Budaya menawarkan sesuatu di Jawa Timur juga memiliki keunikan tersendiri. 

"Kalau menawarkan sesuatu harus dua-tiga kali baru dianggap kita benar-benar menawarkan," demikian penjelasan dalam unggahan. 

Tradisi ini mencerminkan keramahan dan kesopanan masyarakat Jawa, di mana penawaran pertama sering dianggap sebagai bentuk sopan santun semata. Pendatang dari Bangka mungkin merasa bingung karena di budaya mereka, penawaran sekali biasanya sudah dianggap tulus. 

Kebiasaan ini menunjukkan betapa pentingnya kesabaran dan ketelatenan dalam interaksi sosial di Jawa, yang menjadi bagian dari pesona budaya lokal.

Sebutan Lauk: "Iwak" untuk Segala Jenis

Dalam hal kuliner, istilah "lauk" di Jawa Timur digantikan dengan "iwak." 

"Makan itu tidak pakai lauk tapi iwak. Yang berarti lauk. Iwak tempe, iwak laut, iwak pitik (ayam). Kecuali daging, langsung daging sapi," tulis unggahan tersebut. 

Istilah "iwak" merujuk pada semua jenis lauk, baik itu ikan, tempe, tahu, hingga ayam, kecuali daging sapi atau kambing yang disebut langsung sesuai jenisnya. 

Bagi orang Bangka, yang mungkin lebih sering menggunakan istilah "lauk" atau "sambal" untuk hidangan pendamping, istilah ini menjadi salah satu keunikan yang menarik. Penggunaan "iwak" ini juga mencerminkan kekayaan bahasa Jawa yang penuh dengan kearifan lokal.

Tradisi Lebaran Idul Fitri: Salam Tempel dan Pulang

Perayaan Idulfitri di Jawa Timur memiliki nuansa yang berbeda dari tradisi di Bangka. 

"Kalau Lebaran Idulfitri cuma salam tempel alias salam terus pulang.
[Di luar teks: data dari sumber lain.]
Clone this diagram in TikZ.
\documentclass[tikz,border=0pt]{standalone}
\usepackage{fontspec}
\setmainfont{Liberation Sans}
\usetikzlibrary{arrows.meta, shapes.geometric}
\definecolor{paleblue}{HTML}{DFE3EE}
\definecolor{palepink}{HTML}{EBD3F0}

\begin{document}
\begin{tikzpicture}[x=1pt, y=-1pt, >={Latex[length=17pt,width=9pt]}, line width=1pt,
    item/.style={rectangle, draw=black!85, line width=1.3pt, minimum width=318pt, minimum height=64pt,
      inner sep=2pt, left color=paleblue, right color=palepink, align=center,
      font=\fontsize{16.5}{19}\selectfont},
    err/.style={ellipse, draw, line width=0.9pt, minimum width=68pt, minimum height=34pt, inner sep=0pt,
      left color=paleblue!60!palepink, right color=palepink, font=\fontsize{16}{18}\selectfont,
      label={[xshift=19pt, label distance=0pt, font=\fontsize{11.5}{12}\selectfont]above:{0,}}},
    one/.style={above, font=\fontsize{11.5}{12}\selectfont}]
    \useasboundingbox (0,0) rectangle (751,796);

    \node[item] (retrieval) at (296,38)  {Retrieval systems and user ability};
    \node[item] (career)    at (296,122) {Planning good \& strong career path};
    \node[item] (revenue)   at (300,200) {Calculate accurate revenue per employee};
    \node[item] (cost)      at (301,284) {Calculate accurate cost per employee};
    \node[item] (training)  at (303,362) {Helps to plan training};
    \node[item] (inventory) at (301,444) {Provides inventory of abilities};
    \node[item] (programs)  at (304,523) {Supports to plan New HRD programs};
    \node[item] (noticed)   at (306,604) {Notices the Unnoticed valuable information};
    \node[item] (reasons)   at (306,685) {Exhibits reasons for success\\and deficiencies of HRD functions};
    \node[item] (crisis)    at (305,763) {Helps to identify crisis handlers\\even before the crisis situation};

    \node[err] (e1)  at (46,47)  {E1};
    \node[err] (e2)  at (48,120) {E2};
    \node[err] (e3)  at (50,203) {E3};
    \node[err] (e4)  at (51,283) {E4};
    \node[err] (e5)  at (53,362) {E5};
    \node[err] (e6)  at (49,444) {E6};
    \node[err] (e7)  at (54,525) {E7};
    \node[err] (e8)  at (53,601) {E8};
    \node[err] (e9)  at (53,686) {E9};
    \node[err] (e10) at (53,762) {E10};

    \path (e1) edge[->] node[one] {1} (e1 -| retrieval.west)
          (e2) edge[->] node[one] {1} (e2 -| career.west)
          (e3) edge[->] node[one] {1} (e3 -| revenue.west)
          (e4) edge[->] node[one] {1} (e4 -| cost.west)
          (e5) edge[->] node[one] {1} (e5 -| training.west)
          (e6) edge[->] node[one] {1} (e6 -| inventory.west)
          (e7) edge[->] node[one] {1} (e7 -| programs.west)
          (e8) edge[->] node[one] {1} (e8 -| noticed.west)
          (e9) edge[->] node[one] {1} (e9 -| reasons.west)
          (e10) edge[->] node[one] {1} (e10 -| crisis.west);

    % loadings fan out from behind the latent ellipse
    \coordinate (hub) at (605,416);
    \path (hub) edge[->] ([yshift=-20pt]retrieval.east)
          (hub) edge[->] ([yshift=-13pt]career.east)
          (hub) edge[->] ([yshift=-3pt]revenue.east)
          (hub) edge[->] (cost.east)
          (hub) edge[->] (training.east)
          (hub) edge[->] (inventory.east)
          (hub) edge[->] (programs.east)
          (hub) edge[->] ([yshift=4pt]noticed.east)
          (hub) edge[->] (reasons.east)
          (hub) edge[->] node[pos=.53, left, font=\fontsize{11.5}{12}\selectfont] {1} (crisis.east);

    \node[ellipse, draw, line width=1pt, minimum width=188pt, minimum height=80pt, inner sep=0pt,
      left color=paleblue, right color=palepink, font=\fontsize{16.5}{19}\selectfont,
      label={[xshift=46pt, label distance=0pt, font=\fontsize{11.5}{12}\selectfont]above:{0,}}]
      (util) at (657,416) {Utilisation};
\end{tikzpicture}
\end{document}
Khususnya tetangga kecuali yang dekat banget atau tetangga," demikian penjelasan dalam unggahan.

Tradisi ini menunjukkan bahwa silaturahmi di Jawa Timur cenderung singkat, terutama dengan tetangga yang tidak terlalu dekat. 

Berbeda dengan Bangka, di mana silaturahmi Idul Fitri biasanya melibatkan kunjungan panjang dan jamuan makanan, tradisi "salam tempel" ini memberikan kesan praktis namun tetap penuh makna. Bagi pendatang, tradisi ini mungkin terasa sederhana, tetapi justru menunjukkan efisiensi dalam menjaga hubungan sosial.
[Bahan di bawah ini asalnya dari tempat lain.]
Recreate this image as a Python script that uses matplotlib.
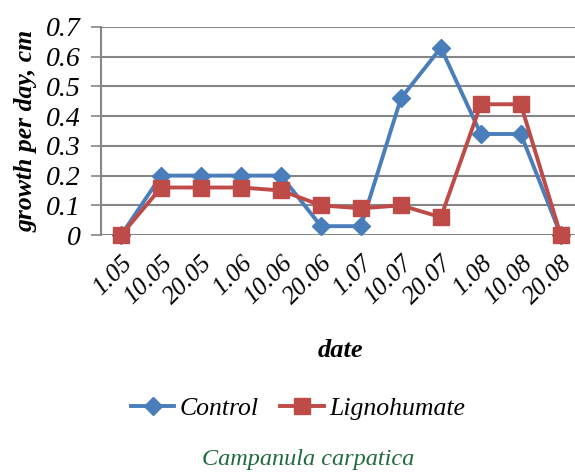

Tradisi Idul Adha: Sederhana dengan Sate dan Sholat

Perbedaan juga terlihat pada perayaan Idul Adha. 

"Kalau Idul Adha cuma sholat ied, terus potong kurban, dan bakar sate. Tanpa ada kue lebaran atau kunjungan ke rumah-rumah. Harinya berlalu seperti biasa saja cuma ketambahan sholat ied dan bakar sate. Sementara kalau di Bangka sama kayak Idulfitri," ungkap unggahan tersebut. 

Di Jawa Timur, Idul Adha dirayakan dengan sederhana, fokus pada ibadah sholat dan pembagian daging kurban, tanpa tradisi kunjungan seperti di Bangka. 

Kebiasaan membakar sate menjadi momen yang dinanti, tetapi suasana hari raya tetap terasa lebih santai dibandingkan Idulfitri. Perbedaan ini menjadi pengalaman budaya yang menarik bagi orang Bangka yang merantau.